■ **The exercise**:
Reproduce the data exactly and drop any pictures it holds.

■ **Provided entries**:
____________
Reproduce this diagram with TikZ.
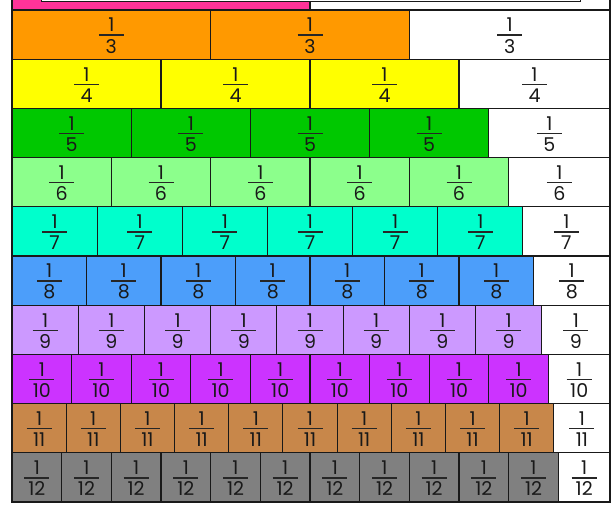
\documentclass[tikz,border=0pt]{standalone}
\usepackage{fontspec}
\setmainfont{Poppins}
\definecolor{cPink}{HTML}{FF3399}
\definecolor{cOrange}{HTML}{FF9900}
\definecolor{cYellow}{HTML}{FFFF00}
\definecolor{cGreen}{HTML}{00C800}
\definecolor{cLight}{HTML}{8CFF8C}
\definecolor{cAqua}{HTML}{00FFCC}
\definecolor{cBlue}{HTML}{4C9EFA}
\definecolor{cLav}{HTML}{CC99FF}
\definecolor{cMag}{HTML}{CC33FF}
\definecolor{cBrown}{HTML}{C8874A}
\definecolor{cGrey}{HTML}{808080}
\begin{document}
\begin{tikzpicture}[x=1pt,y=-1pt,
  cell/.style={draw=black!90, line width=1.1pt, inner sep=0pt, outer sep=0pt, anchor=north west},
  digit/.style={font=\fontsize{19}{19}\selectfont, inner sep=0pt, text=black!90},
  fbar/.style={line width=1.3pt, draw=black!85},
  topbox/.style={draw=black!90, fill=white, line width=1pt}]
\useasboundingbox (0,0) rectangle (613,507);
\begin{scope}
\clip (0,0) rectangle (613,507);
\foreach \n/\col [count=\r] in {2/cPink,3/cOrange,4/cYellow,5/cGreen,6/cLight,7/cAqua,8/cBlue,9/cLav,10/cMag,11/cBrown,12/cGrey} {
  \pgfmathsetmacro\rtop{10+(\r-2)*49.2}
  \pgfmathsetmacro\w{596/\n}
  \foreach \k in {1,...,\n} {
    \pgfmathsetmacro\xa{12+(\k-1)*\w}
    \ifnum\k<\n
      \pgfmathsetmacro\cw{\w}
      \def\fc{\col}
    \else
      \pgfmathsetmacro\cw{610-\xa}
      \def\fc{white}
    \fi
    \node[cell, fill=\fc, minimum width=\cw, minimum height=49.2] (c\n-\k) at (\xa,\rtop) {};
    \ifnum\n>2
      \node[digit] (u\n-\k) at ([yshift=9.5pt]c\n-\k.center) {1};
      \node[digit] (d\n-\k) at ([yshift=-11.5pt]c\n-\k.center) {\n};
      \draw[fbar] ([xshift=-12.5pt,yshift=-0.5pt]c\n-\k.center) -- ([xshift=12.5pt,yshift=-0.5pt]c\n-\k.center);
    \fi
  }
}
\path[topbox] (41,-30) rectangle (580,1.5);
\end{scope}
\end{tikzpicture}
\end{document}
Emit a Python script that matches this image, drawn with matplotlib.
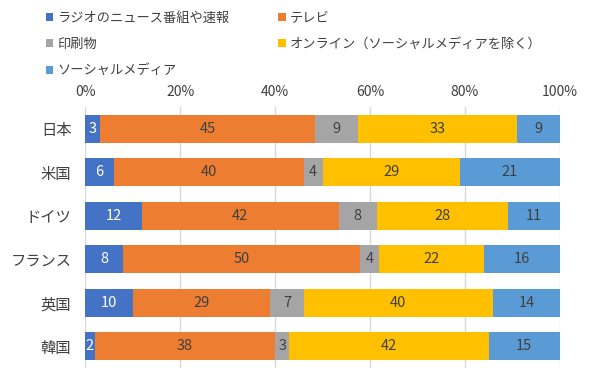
____________
■ **Solution below**:
Reproduce this diagram with TikZ.
\documentclass[tikz,border=0pt]{standalone}
\usepackage{fontspec}
\setmainfont{Poppins}
\definecolor{cPink}{HTML}{FF3399}
\definecolor{cOrange}{HTML}{FF9900}
\definecolor{cYellow}{HTML}{FFFF00}
\definecolor{cGreen}{HTML}{00C800}
\definecolor{cLight}{HTML}{8CFF8C}
\definecolor{cAqua}{HTML}{00FFCC}
\definecolor{cBlue}{HTML}{4C9EFA}
\definecolor{cLav}{HTML}{CC99FF}
\definecolor{cMag}{HTML}{CC33FF}
\definecolor{cBrown}{HTML}{C8874A}
\definecolor{cGrey}{HTML}{808080}
\begin{document}
\begin{tikzpicture}[x=1pt,y=-1pt,
  cell/.style={draw=black!90, line width=1.1pt, inner sep=0pt, outer sep=0pt, anchor=north west},
  digit/.style={font=\fontsize{19}{19}\selectfont, inner sep=0pt, text=black!90},
  fbar/.style={line width=1.3pt, draw=black!85},
  topbox/.style={draw=black!90, fill=white, line width=1pt}]
\useasboundingbox (0,0) rectangle (613,507);
\begin{scope}
\clip (0,0) rectangle (613,507);
\foreach \n/\col [count=\r] in {2/cPink,3/cOrange,4/cYellow,5/cGreen,6/cLight,7/cAqua,8/cBlue,9/cLav,10/cMag,11/cBrown,12/cGrey} {
  \pgfmathsetmacro\rtop{10+(\r-2)*49.2}
  \pgfmathsetmacro\w{596/\n}
  \foreach \k in {1,...,\n} {
    \pgfmathsetmacro\xa{12+(\k-1)*\w}
    \ifnum\k<\n
      \pgfmathsetmacro\cw{\w}
      \def\fc{\col}
    \else
      \pgfmathsetmacro\cw{610-\xa}
      \def\fc{white}
    \fi
    \node[cell, fill=\fc, minimum width=\cw, minimum height=49.2] (c\n-\k) at (\xa,\rtop) {};
    \ifnum\n>2
      \node[digit] (u\n-\k) at ([yshift=9.5pt]c\n-\k.center) {1};
      \node[digit] (d\n-\k) at ([yshift=-11.5pt]c\n-\k.center) {\n};
      \draw[fbar] ([xshift=-12.5pt,yshift=-0.5pt]c\n-\k.center) -- ([xshift=12.5pt,yshift=-0.5pt]c\n-\k.center);
    \fi
  }
}
\path[topbox] (41,-30) rectangle (580,1.5);
\end{scope}
\end{tikzpicture}
\end{document}
Emit a Python script that matches this image, drawn with matplotlib.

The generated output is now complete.